Step 2: Calculate Your Current Allocation (20 minutes)

Log into all your investment accounts. Add up the total value of your stocks (including stock mutual funds and ETFs), bonds, and any other investments. Divide each category by your total to find your current percentages.

Example: $45,000 in stocks + $15,000 in bonds = $60,000 total. Stocks are 75%, bonds are 25%.

Step 3: Set a Rebalancing Trigger

Choose one of these two approaches:

  • Calendar-based: Rebalance once per year on a specific date (many people use their birthday or January 1st)
  • Threshold-based: Rebalance whenever any asset class drifts more than 5 percentage points from its target (e.g., if your 60% stock target reaches 65% or drops to 55%)

Set a phone reminder right now for your chosen trigger.

Step 4: Prioritize Tax-Advantaged Accounts

If you have both taxable accounts and retirement accounts (401k, IRA), do all your rebalancing inside the retirement accounts first.
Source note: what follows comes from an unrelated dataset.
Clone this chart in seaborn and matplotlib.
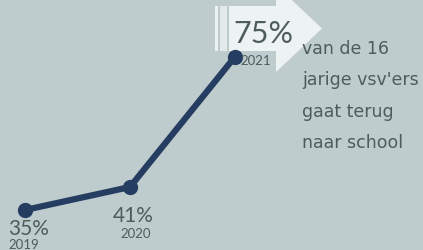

Selling and buying inside these accounts triggers zero taxes.

Step 5: Check if Your 401(k) Has Auto-Rebalancing

Many 401(k) plans offer automatic rebalancing — they'll do the work for you quarterly or annually. Log into your plan's website and look for "rebalancing options" or "automatic rebalancing" in the settings. Fidelity, Vanguard, and most major providers offer this feature. Turn it on and you'll never have to think about it again for that account.

FAQ

How often should I rebalance my portfolio?

Once per year is sufficient for most investors. Research from Vanguard compared monthly, quarterly, and annual rebalancing strategies and found minimal difference in long-term results. Annual rebalancing minimizes your workload and transaction costs while still maintaining risk control. If you want to be more active, quarterly rebalancing is reasonable, but more frequent than that provides no benefit.

Should I rebalance during a market crash?

Yes — this is actually the most important time to rebalance, even though it feels wrong. When stocks crash 30%, your portfolio might shift from 60% stocks to 45% stocks. Rebalancing means buying more stocks at low prices.